● BRIEF: Starting at the first line of the data, please print exactly those lines through the one that holds "x = np.arange(len(thresholds))", omitting every picture.

— Start SUPPLIED MATERIAL —

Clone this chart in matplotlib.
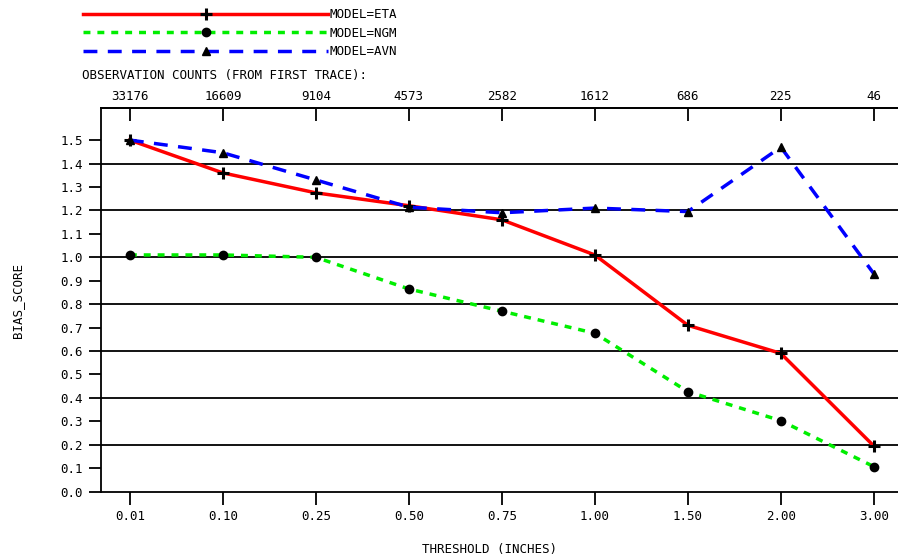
import numpy as np
import matplotlib
matplotlib.use("Agg")
import matplotlib.pyplot as plt

thresholds = ["0.01", "0.10", "0.25", "0.50", "0.75", "1.00", "1.50", "2.00", "3.00"]
obs_counts = ["33176", "16609", "9104", "4573", "2582", "1612", "686", "225", "46"]
eta = [1.50, 1.36, 1.275, 1.22, 1.16, 1.01, 0.71, 0.59, 0.195]
ngm = [1.01, 1.01, 1.00, 0.865, 0.77, 0.676, 0.427, 0.303, 0.107]
avn = [1.50, 1.446, 1.33, 1.214, 1.19, 1.21, 1.195, 1.47, 0.93]

plt.rcParams['font.family'] = ['DejaVu Sans Mono']
fig = plt.figure(figsize=(8.98, 5.59), dpi=100)
ax = fig.add_axes([0.1125, 0.1204, 0.8875, 0.686])
x = np.arange(len(thresholds))

for yv in np.arange(0.2, 1.5, 0.2):
  ax.axhline(yv, color='black', lw=1.3, zorder=1)

l1, = ax.plot(x, eta, color='red', lw=2.5, ls='-', marker='+', ms=8, mew=2.2,
              mec='black', zorder=3, label='MODEL=ETA')
l2, = ax.plot(x, ngm, color='#00ee00', lw=2.5, ls=(0, (2, 2)), marker='o', ms=5,
              mew=2, mec='black', mfc='black', zorder=3, label='MODEL=NGM')
l3, = ax.plot(x, avn, color='blue', lw=2.5, ls=(0, (4, 3)), marker='^', ms=6,
              mec='black', mfc='black', zorder=3, label='MODEL=AVN')

ax.set_xlim(-0.31, 8.26)
ax.set_ylim(0, 1.636)
ax.set_xticks(x)
ax.set_xticklabels(thresholds, fontsize=9)
ax.set_yticks(np.arange(0, 1.51, 0.1))
ax.set_yticklabels(['%.1f' % v for v in np.arange(0, 1.51, 0.1)], fontsize=9)
ax.tick_params(axis='both', direction='out', length=9, width=1.3, pad=4)
ax.spines['right'].set_visible(False)
for s in ['left', 'bottom', 'top']:
  ax.spines[s].set_linewidth(1.3)

top = ax.secondary_xaxis('top')
top.set_xticks(x)
top.set_xticklabels(obs_counts, fontsize=9)
top.tick_params(direction='in', length=9, width=1.3, pad=4)
top.spines['top'].set_linewidth(1.3)

fig.text(82 / 898, 1 - 75 / 559, 'OBSERVATION COUNTS (FROM FIRST TRACE):',
         fontsize=9, va='center', ha='left')
fig.text(490 / 898, 1 - 550 / 559, 'THRESHOLD (INCHES)', fontsize=9,
         ha='center', va='center')
fig.text(18 / 898, 1 - 300 / 559, 'BIAS_SCORE', fontsize=9, rotation=90,
         ha='center', va='center')

fig.legend(handles=[l1, l2, l3], loc='upper left',
           bbox_to_anchor=(83 / 898, 1 - 8 / 559), frameon=False,
           fontsize=9, handlelength=19.6, numpoints=1, labelspacing=0.45,
           handletextpad=0.15, borderpad=0, borderaxespad=0)

fig.savefig('out.png', dpi=100)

— End SUPPLIED MATERIAL —

● SOLUTION:
Clone this chart in matplotlib.
import numpy as np
import matplotlib
matplotlib.use("Agg")
import matplotlib.pyplot as plt

thresholds = ["0.01", "0.10", "0.25", "0.50", "0.75", "1.00", "1.50", "2.00", "3.00"]
obs_counts = ["33176", "16609", "9104", "4573", "2582", "1612", "686", "225", "46"]
eta = [1.50, 1.36, 1.275, 1.22, 1.16, 1.01, 0.71, 0.59, 0.195]
ngm = [1.01, 1.01, 1.00, 0.865, 0.77, 0.676, 0.427, 0.303, 0.107]
avn = [1.50, 1.446, 1.33, 1.214, 1.19, 1.21, 1.195, 1.47, 0.93]

plt.rcParams['font.family'] = ['DejaVu Sans Mono']
fig = plt.figure(figsize=(8.98, 5.59), dpi=100)
ax = fig.add_axes([0.1125, 0.1204, 0.8875, 0.686])
x = np.arange(len(thresholds))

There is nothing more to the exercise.